Different suggestions have been offered by Das and Kar with a view to reviving the declining doll making business. First, the languishing traditional folk craft could be revitalised through government intervention for wide research and development including design development, product development, quality control and marketing mechanism. Second, lacquer artisans need enough support to strengthen their own organisations. They should be equipped with know-how to use modern technology in lacquer craft and other allied cottage industries. Thirdly, skills training on product improvement, salesmanship, entrepreneurship development, accounting, stores management, packaging, branding, patenting and licensing of products is essential. And finally, participation in different national and international exhibitions and fairs is necessary for craftsmen to showcase their creations.
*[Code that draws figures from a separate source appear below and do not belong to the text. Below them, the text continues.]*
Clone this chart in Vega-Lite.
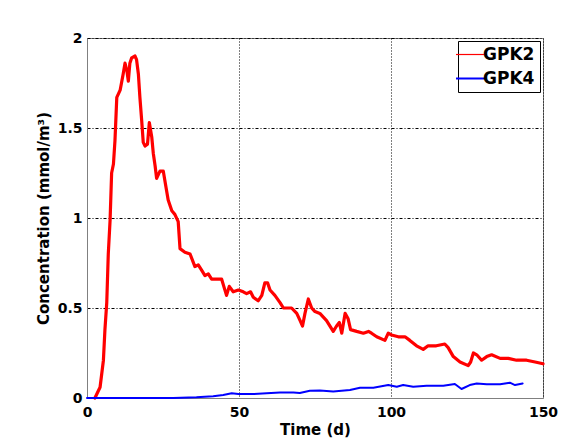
{
  "$schema": "https://vega.github.io/schema/vega-lite/v6.json",
  "width": 456,
  "height": 360,
  "autosize": {"type": "none"},
  "padding": {"left": 87, "top": 38, "right": 18, "bottom": 44},
  "background": "white",
  "config": {
    "view": {"stroke": "#808080", "strokeWidth": 1},
    "axis": {
      "labelFont": "DejaVu Sans",
      "labelFontWeight": "bold",
      "labelFontSize": 14,
      "labelColor": "black",
      "titleFont": "DejaVu Sans",
      "titleFontWeight": "bold",
      "titleFontSize": 15,
      "titleColor": "black",
      "domainColor": "#808080",
      "gridColor": "black",
      "gridOpacity": 1,
      "gridWidth": 1
    },
    "legend": {
      "labelFont": "DejaVu Sans",
      "labelFontWeight": "bold",
      "labelFontSize": 17,
      "labelColor": "black"
    }
  },
  "datasets": {
    "curves": [
      {"t": 2.6, "c": 0, "s": "GPK2"},
      {"t": 4.3, "c": 0.06, "s": "GPK2"},
      {"t": 5.4, "c": 0.21, "s": "GPK2"},
      {"t": 5.9, "c": 0.38, "s": "GPK2"},
      {"t": 6.5, "c": 0.53, "s": "GPK2"},
      {"t": 7.0, "c": 0.8, "s": "GPK2"},
      {"t": 7.6, "c": 0.99, "s": "GPK2"},
      {"t": 8.1, "c": 1.25, "s": "GPK2"},
      {"t": 8.7, "c": 1.3, "s": "GPK2"},
      {"t": 9.2, "c": 1.43, "s": "GPK2"},
      {"t": 9.8, "c": 1.67, "s": "GPK2"},
      {"t": 10.9, "c": 1.71, "s": "GPK2"},
      {"t": 11.9, "c": 1.8, "s": "GPK2"},
      {"t": 12.5, "c": 1.86, "s": "GPK2"},
      {"t": 13.1, "c": 1.82, "s": "GPK2"},
      {"t": 13.6, "c": 1.76, "s": "GPK2"},
      {"t": 14.1, "c": 1.86, "s": "GPK2"},
      {"t": 14.7, "c": 1.89, "s": "GPK2"},
      {"t": 15.8, "c": 1.9, "s": "GPK2"},
      {"t": 16.3, "c": 1.88, "s": "GPK2"},
      {"t": 16.9, "c": 1.8, "s": "GPK2"},
      {"t": 17.4, "c": 1.67, "s": "GPK2"},
      {"t": 18.0, "c": 1.54, "s": "GPK2"},
      {"t": 18.5, "c": 1.42, "s": "GPK2"},
      {"t": 19.1, "c": 1.4, "s": "GPK2"},
      {"t": 19.9, "c": 1.41, "s": "GPK2"},
      {"t": 20.5, "c": 1.53, "s": "GPK2"},
      {"t": 21.3, "c": 1.45, "s": "GPK2"},
      {"t": 21.8, "c": 1.36, "s": "GPK2"},
      {"t": 22.4, "c": 1.29, "s": "GPK2"},
      {"t": 22.9, "c": 1.22, "s": "GPK2"},
      {"t": 24.0, "c": 1.26, "s": "GPK2"},
      {"t": 25.1, "c": 1.26, "s": "GPK2"},
      {"t": 26.0, "c": 1.17, "s": "GPK2"},
      {"t": 26.7, "c": 1.1, "s": "GPK2"},
      {"t": 27.9, "c": 1.04, "s": "GPK2"},
      {"t": 28.9, "c": 1.02, "s": "GPK2"},
      {"t": 30.0, "c": 0.98, "s": "GPK2"},
      {"t": 30.6, "c": 0.83, "s": "GPK2"},
      {"t": 32.2, "c": 0.81, "s": "GPK2"},
      {"t": 33.9, "c": 0.8, "s": "GPK2"},
      {"t": 35.5, "c": 0.73, "s": "GPK2"},
      {"t": 36.6, "c": 0.74, "s": "GPK2"},
      {"t": 37.7, "c": 0.71, "s": "GPK2"},
      {"t": 38.8, "c": 0.68, "s": "GPK2"},
      {"t": 39.9, "c": 0.69, "s": "GPK2"},
      {"t": 41.0, "c": 0.66, "s": "GPK2"},
      {"t": 42.7, "c": 0.66, "s": "GPK2"},
      {"t": 44.3, "c": 0.66, "s": "GPK2"},
      {"t": 45.0, "c": 0.62, "s": "GPK2"},
      {"t": 45.9, "c": 0.57, "s": "GPK2"},
      {"t": 46.8, "c": 0.62, "s": "GPK2"},
      {"t": 48.1, "c": 0.59, "s": "GPK2"},
      {"t": 49.8, "c": 0.6, "s": "GPK2"},
      {"t": 51.4, "c": 0.59, "s": "GPK2"},
      {"t": 52.5, "c": 0.58, "s": "GPK2"},
      {"t": 53.8, "c": 0.59, "s": "GPK2"},
      {"t": 54.7, "c": 0.56, "s": "GPK2"},
      {"t": 56.3, "c": 0.54, "s": "GPK2"},
      {"t": 57.5, "c": 0.57, "s": "GPK2"},
      {"t": 58.5, "c": 0.64, "s": "GPK2"},
      {"t": 59.4, "c": 0.64, "s": "GPK2"},
      {"t": 60.2, "c": 0.6, "s": "GPK2"},
      {"t": 61.8, "c": 0.57, "s": "GPK2"},
      {"t": 63.5, "c": 0.53, "s": "GPK2"},
      {"t": 64.6, "c": 0.5, "s": "GPK2"},
      {"t": 67.3, "c": 0.5, "s": "GPK2"},
      {"t": 69.0, "c": 0.47, "s": "GPK2"},
      {"t": 70.1, "c": 0.43, "s": "GPK2"},
      {"t": 70.9, "c": 0.4, "s": "GPK2"},
      {"t": 71.7, "c": 0.47, "s": "GPK2"},
      {"t": 72.8, "c": 0.55, "s": "GPK2"},
      {"t": 73.9, "c": 0.5, "s": "GPK2"},
      {"t": 75.0, "c": 0.48, "s": "GPK2"},
      {"t": 76.6, "c": 0.47, "s": "GPK2"},
      {"t": 78.8, "c": 0.43, "s": "GPK2"},
      {"t": 81.0, "c": 0.37, "s": "GPK2"},
      {"t": 82.1, "c": 0.4, "s": "GPK2"},
      {"t": 83.0, "c": 0.42, "s": "GPK2"},
      {"t": 83.8, "c": 0.36, "s": "GPK2"},
      {"t": 84.9, "c": 0.47, "s": "GPK2"},
      {"t": 85.9, "c": 0.44, "s": "GPK2"},
      {"t": 86.7, "c": 0.38, "s": "GPK2"},
      {"t": 88.7, "c": 0.37, "s": "GPK2"},
      {"t": 90.9, "c": 0.36, "s": "GPK2"},
      {"t": 92.6, "c": 0.37, "s": "GPK2"},
      {"t": 93.6, "c": 0.36, "s": "GPK2"},
      {"t": 95.3, "c": 0.34, "s": "GPK2"},
      {"t": 98.0, "c": 0.32, "s": "GPK2"},
      {"t": 99.1, "c": 0.36, "s": "GPK2"},
      {"t": 100.2, "c": 0.35, "s": "GPK2"},
      {"t": 102.4, "c": 0.34, "s": "GPK2"},
      {"t": 104.6, "c": 0.34, "s": "GPK2"},
      {"t": 106.2, "c": 0.32, "s": "GPK2"},
      {"t": 108.4, "c": 0.29, "s": "GPK2"},
      {"t": 110.6, "c": 0.27, "s": "GPK2"},
      {"t": 112.2, "c": 0.29, "s": "GPK2"},
      {"t": 114.9, "c": 0.29, "s": "GPK2"},
      {"t": 117.7, "c": 0.3, "s": "GPK2"},
      {"t": 118.8, "c": 0.28, "s": "GPK2"},
      {"t": 120.5, "c": 0.23, "s": "GPK2"},
      {"t": 122.7, "c": 0.2, "s": "GPK2"},
      {"t": 125.4, "c": 0.18, "s": "GPK2"},
      {"t": 126.2, "c": 0.2, "s": "GPK2"},
      {"t": 127.1, "c": 0.25, "s": "GPK2"},
      {"t": 128.2, "c": 0.24, "s": "GPK2"},
      {"t": 129.8, "c": 0.21, "s": "GPK2"},
      {"t": 131.5, "c": 0.23, "s": "GPK2"},
      {"t": 133.1, "c": 0.24, "s": "GPK2"},
      {"t": 135.9, "c": 0.22, "s": "GPK2"},
      {"t": 138.6, "c": 0.22, "s": "GPK2"},
      {"t": 141.3, "c": 0.21, "s": "GPK2"},
      {"t": 144.6, "c": 0.21, "s": "GPK2"},
      {"t": 147.4, "c": 0.2, "s": "GPK2"},
      {"t": 150, "c": 0.19, "s": "GPK2"},
      {"t": 0, "c": 0, "s": "GPK4"},
      {"t": 28.4, "c": 0, "s": "GPK4"},
      {"t": 36, "c": 0.004, "s": "GPK4"},
      {"t": 41.5, "c": 0.01, "s": "GPK4"},
      {"t": 44.8, "c": 0.017, "s": "GPK4"},
      {"t": 47.6, "c": 0.026, "s": "GPK4"},
      {"t": 49.8, "c": 0.022, "s": "GPK4"},
      {"t": 54.7, "c": 0.022, "s": "GPK4"},
      {"t": 59.1, "c": 0.026, "s": "GPK4"},
      {"t": 63.5, "c": 0.03, "s": "GPK4"},
      {"t": 67.9, "c": 0.03, "s": "GPK4"},
      {"t": 70, "c": 0.028, "s": "GPK4"},
      {"t": 73.3, "c": 0.04, "s": "GPK4"},
      {"t": 76.6, "c": 0.042, "s": "GPK4"},
      {"t": 81, "c": 0.036, "s": "GPK4"},
      {"t": 86.5, "c": 0.044, "s": "GPK4"},
      {"t": 89.8, "c": 0.057, "s": "GPK4"},
      {"t": 94.2, "c": 0.057, "s": "GPK4"},
      {"t": 99.1, "c": 0.072, "s": "GPK4"},
      {"t": 101.9, "c": 0.063, "s": "GPK4"},
      {"t": 104, "c": 0.072, "s": "GPK4"},
      {"t": 107.3, "c": 0.063, "s": "GPK4"},
      {"t": 111.7, "c": 0.068, "s": "GPK4"},
      {"t": 117.2, "c": 0.068, "s": "GPK4"},
      {"t": 121, "c": 0.078, "s": "GPK4"},
      {"t": 123.2, "c": 0.05, "s": "GPK4"},
      {"t": 125.9, "c": 0.072, "s": "GPK4"},
      {"t": 128.2, "c": 0.081, "s": "GPK4"},
      {"t": 131.5, "c": 0.076, "s": "GPK4"},
      {"t": 135.9, "c": 0.076, "s": "GPK4"},
      {"t": 139.1, "c": 0.085, "s": "GPK4"},
      {"t": 140.8, "c": 0.072, "s": "GPK4"},
      {"t": 143.3, "c": 0.081, "s": "GPK4"}
    ]
  },
  "encoding": {
    "x": {
      "field": "t",
      "type": "quantitative",
      "scale": {"domain": [0, 150], "nice": false, "zero": false},
      "axis": {
        "values": [0, 50, 100, 150],
        "labelExpr": "'' + datum.value",
        "title": "Time (d)",
        "grid": true,
        "gridDash": [1, 2],
        "ticks": false,
        "labelPadding": 7,
        "titlePadding": 3,
        "labelFlush": false
      }
    },
    "y": {
      "field": "c",
      "type": "quantitative",
      "scale": {"domain": [0, 2], "nice": false},
      "axis": {
        "values": [0, 0.5, 1, 1.5, 2],
        "labelExpr": "'' + datum.value",
        "title": "Concentration (mmol/m³)",
        "grid": true,
        "gridDash": [3, 2, 1, 2],
        "ticks": false,
        "labelPadding": 5,
        "titlePadding": 6,
        "labelFlush": false
      }
    },
    "color": {
      "field": "s",
      "type": "nominal",
      "scale": {"domain": ["GPK2", "GPK4"], "range": ["#ff0000", "#0000ff"]},
      "legend": {
        "title": null,
        "orient": "top-right",
        "offset": 3,
        "strokeColor": "black",
        "fillColor": "white",
        "padding": 5,
        "symbolType": "stroke",
        "symbolSize": 961,
        "rowPadding": 6,
        "labelOffset": 3,
        "encode": {
          "symbols": {
            "update": {
              "size": {"value": 961},
              "strokeWidth": {"signal": "datum.value === 'GPK2' ? 1.2 : 2"}
            }
          }
        }
      }
    }
  },
  "layer": [
    {
      "data": {"name": "curves"},
      "transform": [{"filter": "datum.s === 'GPK2'"}],
      "mark": {"type": "line", "strokeJoin": "round", "strokeCap": "round", "strokeWidth": 3.2}
    },
    {
      "data": {"name": "curves"},
      "transform": [{"filter": "datum.s === 'GPK4'"}],
      "mark": {"type": "line", "strokeJoin": "round", "strokeCap": "round", "strokeWidth": 2}
    },
    {
      "mark": {"type": "rule", "color": "black", "strokeWidth": 2},
      "encoding": {"y": {"datum": 2}, "x": null, "color": null}
    }
  ]
}
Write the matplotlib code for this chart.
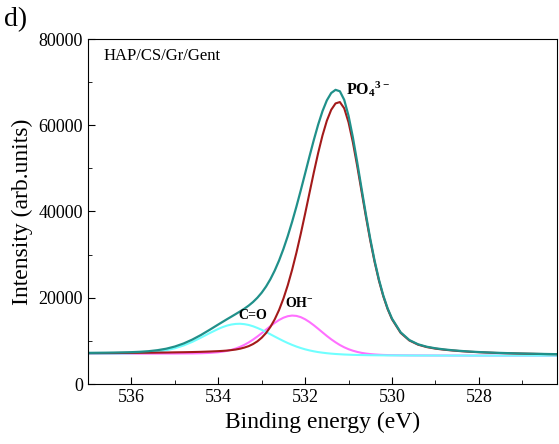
import matplotlib
matplotlib.use("Agg")
import matplotlib.pyplot as plt
from matplotlib.ticker import MultipleLocator

plt.rcParams["font.family"] = ["Liberation Serif", "DejaVu Serif"]
plt.rcParams["mathtext.fontset"] = "custom"
plt.rcParams["mathtext.rm"] = "Liberation Serif"
plt.rcParams["mathtext.bf"] = "Liberation Serif:bold"

energy = [537.0, 536.8, 536.6, 536.4, 536.2, 536.0, 535.8, 535.6, 535.4, 535.2,
          535.0, 534.8, 534.6, 534.4, 534.2,
          534.0, 533.9, 533.8, 533.7, 533.6, 533.5, 533.4, 533.3, 533.2, 533.1,
          533.0, 532.9, 532.8, 532.7, 532.6, 532.5, 532.4, 532.3, 532.2, 532.1,
          532.0, 531.9, 531.8, 531.7, 531.6, 531.5, 531.4, 531.3, 531.2, 531.1,
          531.0, 530.9, 530.8, 530.7, 530.6, 530.5, 530.4, 530.3, 530.2, 530.1,
          530.0, 529.8, 529.6, 529.4, 529.2, 529.0, 528.8, 528.6, 528.4, 528.2,
          528.0, 527.8, 527.6, 527.4, 527.2, 527.0, 526.8, 526.6, 526.4, 526.2]

envelope = [7220, 7240, 7260, 7290, 7330, 7380, 7470, 7610, 7840, 8180,
            8690, 9390, 10290, 11360, 12560,
            13800, 14410, 15020, 15610, 16210, 16820, 17460, 18180, 19010, 20000,
            21180, 22600, 24300, 26310, 28640, 31310, 34300, 37600, 41160, 44930,
            48830, 52760, 56580, 60150, 63270, 65770, 67470, 68210, 67880, 65890,
            62180, 57170, 51380, 45290, 39290, 33650, 28590, 24200, 20520, 17530,
            15170, 11980, 10190, 9210, 8640, 8280, 8020, 7820, 7660, 7520,
            7410, 7320, 7240, 7180, 7120, 7070, 7030, 6990, 6950, 6920]

po4 = [7150, 7160, 7170, 7180, 7200, 7210, 7230, 7250, 7280, 7300,
       7340, 7370, 7410, 7460, 7530,
       7620, 7680, 7750, 7860, 7990, 8180, 8440, 8780, 9260, 9890,
       10730, 11820, 13230, 15000, 17170, 19800, 22900, 26470, 30470, 34850,
       39500, 44290, 49050, 53570, 57640, 61050, 63570, 65060, 65380, 63930,
       60660, 56010, 50500, 44620, 38780, 33260, 28280, 23950, 20320, 17360,
       15020, 11850, 10090, 9120, 8560, 8200, 7950, 7760, 7600, 7470,
       7370, 7280, 7200, 7140, 7090, 7040, 7000, 6960, 6930, 6900]

oh = [7020, 7020, 7030, 7030, 7030, 7040, 7040, 7040, 7050, 7060,
      7060, 7080, 7090, 7130, 7210,
      7370, 7500, 7680, 7920, 8220, 8610, 9080, 9640, 10290, 11010,
      11790, 12610, 13410, 14170, 14840, 15370, 15720, 15870, 15790, 15500,
      15010, 14370, 13620, 12810, 11970, 11140, 10370, 9670, 9040, 8510,
      8070, 7720, 7440, 7220, 7060, 6940, 6850, 6790, 6740, 6710,
      6690, 6660, 6640, 6630, 6620, 6610, 6610, 6600, 6600, 6590,
      6590, 6590, 6590, 6580, 6580, 6580, 6580, 6580, 6580, 6570]

co = [7050, 7050, 7060, 7070, 7090, 7130, 7200, 7310, 7510, 7820,
      8280, 8930, 9760, 10750, 11790,
      12770, 13190, 13540, 13790, 13930, 13970, 13880, 13690, 13390, 13000,
      12560, 12060, 11530, 11000, 10480, 9970, 9500, 9070, 8680, 8340,
      8040, 7790, 7580, 7400, 7260, 7140, 7040, 6960, 6900, 6840,
      6800, 6760, 6730, 6710, 6690, 6670, 6660, 6650, 6640, 6630,
      6630, 6620, 6610, 6600, 6600, 6600, 6590, 6590, 6590, 6580,
      6580, 6580, 6580, 6580, 6580, 6580, 6570, 6570, 6570, 6570]

fig = plt.figure(figsize=(5.59, 4.44), dpi=100)
ax = fig.add_axes([88/559, 60/444, 469/559, 345/444])

ax.plot(energy, oh, color="#ff70ff", lw=1.5)
ax.plot(energy, co, color="#70ffff", lw=1.5)
ax.plot(energy, po4, color="#a31a1a", lw=1.5)
ax.plot(energy, envelope, color="#20908a", lw=1.6)

ax.set_xlim(537, 526.2)
ax.set_ylim(0, 80000)
ax.xaxis.set_major_locator(MultipleLocator(2))
ax.xaxis.set_minor_locator(MultipleLocator(1))
ax.yaxis.set_major_locator(MultipleLocator(20000))
ax.yaxis.set_minor_locator(MultipleLocator(10000))
ax.tick_params(which="both", direction="in", labelsize=13, top=False, right=False)
ax.tick_params(which="major", length=5)
ax.tick_params(which="minor", length=3)
ax.set_xlabel("Binding energy (eV)", fontsize=17)
ax.set_ylabel("Intensity (arb.units)", fontsize=17)

ax.text(0.034, 0.951, "HAP/CS/Gr/Gent", transform=ax.transAxes,
        fontsize=12, va="center", ha="left")
ax.text(531.05, 67000, r"$\mathbf{PO_4{}^{3-}}$", fontsize=11.5,
        va="baseline", ha="left")
ax.text(533.21, 15770, "C=O", fontsize=10, fontweight="bold",
        va="center", ha="center")
ax.text(532.13, 18780, r"$\mathbf{OH^{-}}$", fontsize=10,
        va="center", ha="center")

fig.text(0.008, 0.985, "d)", fontsize=20, va="top", ha="left")

fig.savefig("out.png")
Panchanan Samal, principal of Dhauli Art and Crafts College, says, “The organisation Ekatra Balasore spearheaded by Kesu Das holds such ceremonies every year in Bhubaneswar. Last year, we organised a marriage ceremony for the first time at Ekamra Haat, June 7. It witnessed a unique procession which started from Sriya Square and culminated at Ekamra Haat. It was accompanied by a musical band and fireworks and people danced and made merry to their hearts’ content. Parikshit, the handsome bridegroom, was carried on a palanquin surrounded by friends. The procession reached Ekamra Haat where his beautiful bride, Padmamali, coyly waited with her father and other family members.”
Artisan Tapan Nandi, son of the famous lac artiste the late Sabitri Nandi, says, “I am into the business for the last 30 years and employ 20 artisans. They don’t have equal wages, as making lacquer products is not everybody’s forte. In Orissa, there are not many takers for such products compared to Delhi and Maharashtra. More than dolls, bangles and other decorative items made of lacquer are in demand.”